Nick Corduan (nickc@IQUEST.NET)
Sun, 27 Aug 1995 11:17:58 -0500

I feel, based upon some of the responses of gotten -- many of them in my
private mailbox, not on the list -- that I need to clarify my position on
this Cyanide Spill issue . . .

First of all, let me re-iterate that I am very concerned and distressed about
this tragic accident. Therefore I am offended by those people who have sent
me notes insinuating or stating that I am being apathetic towards the
tragedy. As I have tried to make clear on repeated occassions, I have no
problem with wishing to help the unfortunate people of Guyana. My only
question is whether this is ontopic, as phrased. (And I have some moderating
experience in my own right, so this is a pet-peeve of mine.)

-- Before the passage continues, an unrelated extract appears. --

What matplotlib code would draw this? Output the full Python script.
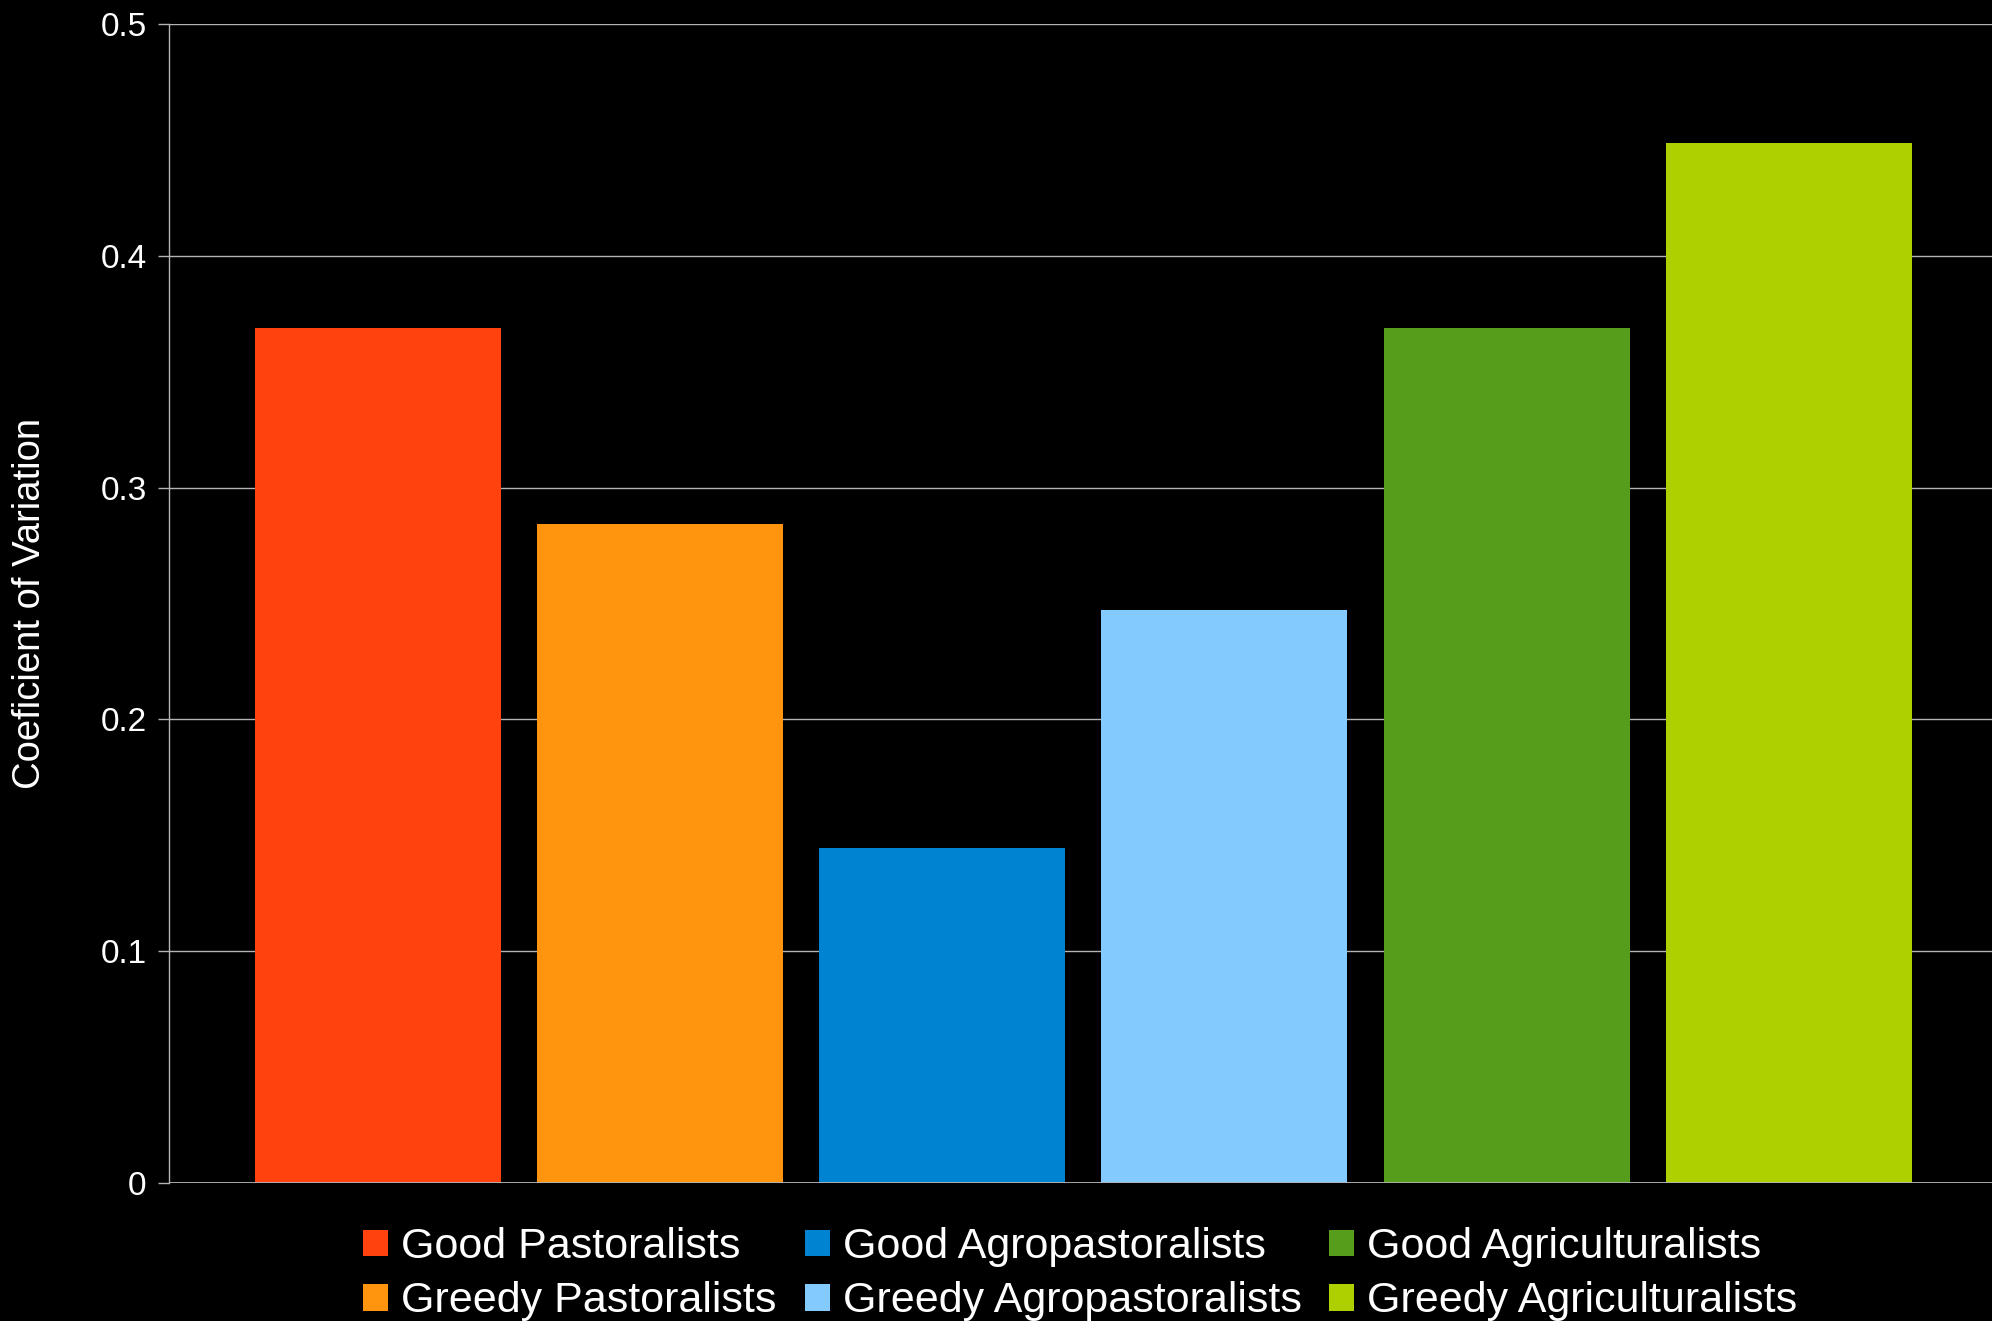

Let me explain my questions and problems . . .

1) Several people have sent me notes explaining the importance of the thread,
in light of informing field-workers in Guyana of the dangers, and of
discussing or studying the effects of the disaster on human culture. Great!
Both of those seem to be to be highly relevant and honorable goals . . . But
the notes, as posted to the list, did not make mention of either goal. They
simply called for salvaging the disaster and/or informed people of the great
tragedy. If the posters had simply made mention of the anthropological
implications, the thread would have been highly on-topic and excellently
worthy, IMHO. Perhaps the implications are clear enough without explicit
enumeration, you say? Maybe. However, all news has such implications --
every event that occurs effects human culture, cultural development, and
anthropological field-work. The fire that destroyed several stores in my home
town has an effect on the culture of the citizens of this town. The murder
of a man in los Angeles has an effect on human culture. The buying-out of
Lotus by IBM has an effect on human culture. Every single item of news
effects humans and their culture. Do we really want to have daily news-posts
on this list, however? If I were to construct a letter examining the effects
that that fire had on the culture of this town, I think it would be quite
on-topic and informational. But just reporting the news of the fire would
not be -- and if everyone reported their pet news stories, this list would be
bogged down quite heavily!

2) Some people have written me explaining that the thread serves the cause of
anthropology, because anthropologists have a duty to the people they study,
who supply them with their liveliehood. I have multiple problems with this.
First of all, this treats these poor people as less than people, IMHO.
Calling them the basis of study reduces them to the level of lab
expiriments. If you wish to say that as students of mankind, we, above all
other people, should love and protect mankind, great! But to say, As
students of mankind we should protect mankind because without them we'd be
out of work, seems callous. Secondly, since when are we in the business of
elevating peoples? I thought were were students, not gods. Once
anthropolgists start making judgement-calls part of their work -- "These brown
folk are mere savages!"; "Look at what the white scourge has done now!";
"Why, those heathens pray to plants, for heaven's sakes!" -- their science is
tainted and obscured. I am *not* advocating any policies of trampling on
indigenous peoples; such actions disgust me and make my stomach turn.
However, it is not a part of anthropology to make a call one way or the
other. As human-beings we can and should look at atrocities and point them
out as being what they are. But we should not include that as part of our
science of anthropology.

I hope you all can now better understand my position -- that I am not
un-moved by the events in Guyana, but am merely annoyed by off-topic posts.


Nick Corduan                 "...there is as much dignity in tilling
     at                       a field as in writing a poem."